**EXERCISE DIRECTIONS**
Skipping all pictures, set down the lines of the listing from the first through the one with "import plotly.graph_objects as go".

---- INFORMATION SHOWN

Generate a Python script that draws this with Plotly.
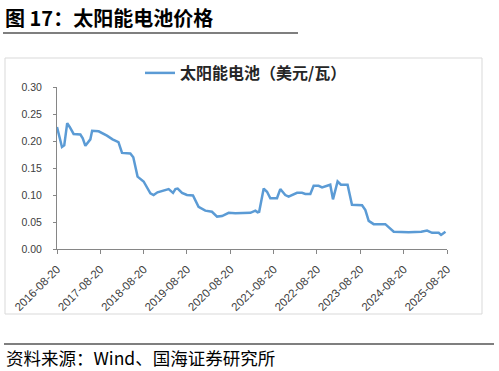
import plotly.graph_objects as go

# ---- data ----
dates = [
    "2016-08-20", "2016-09-10", "2016-10-01", "2016-10-20", "2016-11-14", "2016-12-05",
    "2017-01-07", "2017-03-05", "2017-03-25", "2017-04-16", "2017-05-14", "2017-05-28",
    "2017-06-12", "2017-08-06", "2017-10-15", "2017-12-01", "2018-01-20", "2018-02-19",
    "2018-04-30", "2018-05-25", "2018-06-30", "2018-08-20", "2018-10-16", "2018-11-12",
    "2018-12-15", "2019-02-05", "2019-03-19", "2019-04-25", "2019-05-15", "2019-06-03",
    "2019-07-10", "2019-08-20", "2019-10-10", "2019-11-26", "2020-01-22", "2020-03-18",
    "2020-04-30", "2020-06-11", "2020-08-06", "2020-10-01", "2020-12-01", "2021-02-05",
    "2021-03-19", "2021-04-07", "2021-04-20", "2021-05-28", "2021-06-25", "2021-07-23",
    "2021-09-17", "2021-10-15", "2021-11-26", "2021-12-24", "2022-03-05", "2022-04-16",
    "2022-05-14", "2022-06-25", "2022-07-23", "2022-09-03", "2022-10-02", "2022-11-26",
    "2022-12-10", "2023-01-02", "2023-02-10", "2023-03-10", "2023-05-05", "2023-06-11",
    "2023-09-04", "2023-10-02", "2023-10-30", "2023-12-11", "2024-03-18", "2024-05-28",
    "2024-10-01", "2025-01-15", "2025-03-05", "2025-04-16", "2025-06-11", "2025-07-01",
    "2025-08-07",
]
prices = [
    0.226, 0.205, 0.189, 0.192, 0.233, 0.226,
    0.213, 0.212, 0.205, 0.191, 0.200, 0.203,
    0.219, 0.218, 0.210, 0.203, 0.198, 0.178,
    0.177, 0.170, 0.134, 0.125, 0.103, 0.100,
    0.105, 0.108, 0.111, 0.104, 0.111, 0.112,
    0.104, 0.100, 0.099, 0.078, 0.071, 0.069,
    0.060, 0.061, 0.067, 0.066, 0.067, 0.067,
    0.071, 0.068, 0.069, 0.112, 0.106, 0.094,
    0.094, 0.111, 0.100, 0.097, 0.104, 0.104,
    0.102, 0.102, 0.117, 0.117, 0.114, 0.119,
    0.119, 0.092, 0.125, 0.119, 0.119, 0.082,
    0.081, 0.072, 0.052, 0.046, 0.046, 0.032,
    0.031, 0.032, 0.034, 0.030, 0.030, 0.026,
    0.032,
]
tick_dates = ["2016-08-20", "2017-08-20", "2018-08-20", "2019-08-20", "2020-08-20",
              "2021-08-20", "2022-08-20", "2023-08-20", "2024-08-20", "2025-08-20"]
tick_labels = list(tick_dates)
series_name = "太阳能电池（美元/瓦）"
title_text = "图 17：太阳能电池价格"
source_text = "资料来源：Wind、国海证券研究所"

# ---- layout geometry (pixels) ----
W, H = 499, 371
L, R, T, B = 57, 52, 87, 122
PW, PH = W - L - R, H - T - B


def px(x):
    return (x - L) / PW


def py(y):
    return (H - B - y) / PH


CJK = "Noto Sans CJK SC"

fig = go.Figure()
fig.add_trace(go.Scatter(
    x=dates, y=prices, mode="lines", name=series_name,
    line=dict(color="#5B9BD5", width=2.5),
))

fig.update_layout(
    width=W, height=H,
    margin=dict(l=L, r=R, t=T, b=B, pad=0),
    paper_bgcolor="white", plot_bgcolor="white",
    font=dict(family=CJK, color="#404040"),
    showlegend=True,
    legend=dict(
        orientation="h", x=px(140), xanchor="left", y=py(73), yanchor="middle",
        font=dict(family=CJK, size=16, color="#262626", weight="bold"),
        bgcolor="rgba(0,0,0,0)", borderwidth=0,
    ),
    xaxis=dict(
        type="date", range=["2016-08-20", "2025-08-20"],
        tickvals=tick_dates, ticktext=tick_labels, tickangle=-45,
        tickfont=dict(family="Liberation Sans", size=11.5, color="#404040"),
        ticklabelstandoff=4,
        showline=True, linecolor="#868686", linewidth=1,
        ticks="outside", ticklen=4, tickcolor="#868686",
        showgrid=False, zeroline=False,
    ),
    yaxis=dict(
        range=[0, 0.30], dtick=0.05, tickformat=".2f",
        tickfont=dict(family="Liberation Sans", size=10.5, color="#404040"),
        ticklabelstandoff=9,
        showline=True, linecolor="#868686", linewidth=1,
        ticks="outside", ticklen=3, tickcolor="#868686",
        showgrid=False, zeroline=False,
    ),
)

# title
fig.add_annotation(
    text=title_text, xref="paper", yref="paper", x=px(3), y=py(17),
    xanchor="left", yanchor="middle", showarrow=False,
    font=dict(family=CJK, size=20, color="#000000", weight="bold"),
)
# source
fig.add_annotation(
    text=source_text, xref="paper", yref="paper", x=px(4), y=py(357),
    xanchor="left", yanchor="middle", showarrow=False,
    font=dict(family=CJK, size=17.5, color="#000000"),
)
# title underline
fig.add_shape(type="line", xref="paper", yref="paper",
              x0=px(3), x1=px(298), y0=py(33), y1=py(33),
              line=dict(color="#7F7F7F", width=2))
# source line
fig.add_shape(type="line", xref="paper", yref="paper",
              x0=px(4), x1=px(494), y0=py(344), y1=py(344),
              line=dict(color="#7F7F7F", width=2))
# chart frame
fig.add_shape(type="rect", xref="paper", yref="paper",
              x0=px(5), x1=px(482), y0=py(314), y1=py(58),
              line=dict(color="#D9D9D9", width=1), fillcolor="rgba(0,0,0,0)",
              layer="below")

fig.write_html("out.html",
               config={"displayModeBar": False},
               post_script="document.body.style.margin='0';document.body.style.overflow='hidden';")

--------

**THE ANSWER**
Generate a Python script that draws this with Plotly.
import plotly.graph_objects as go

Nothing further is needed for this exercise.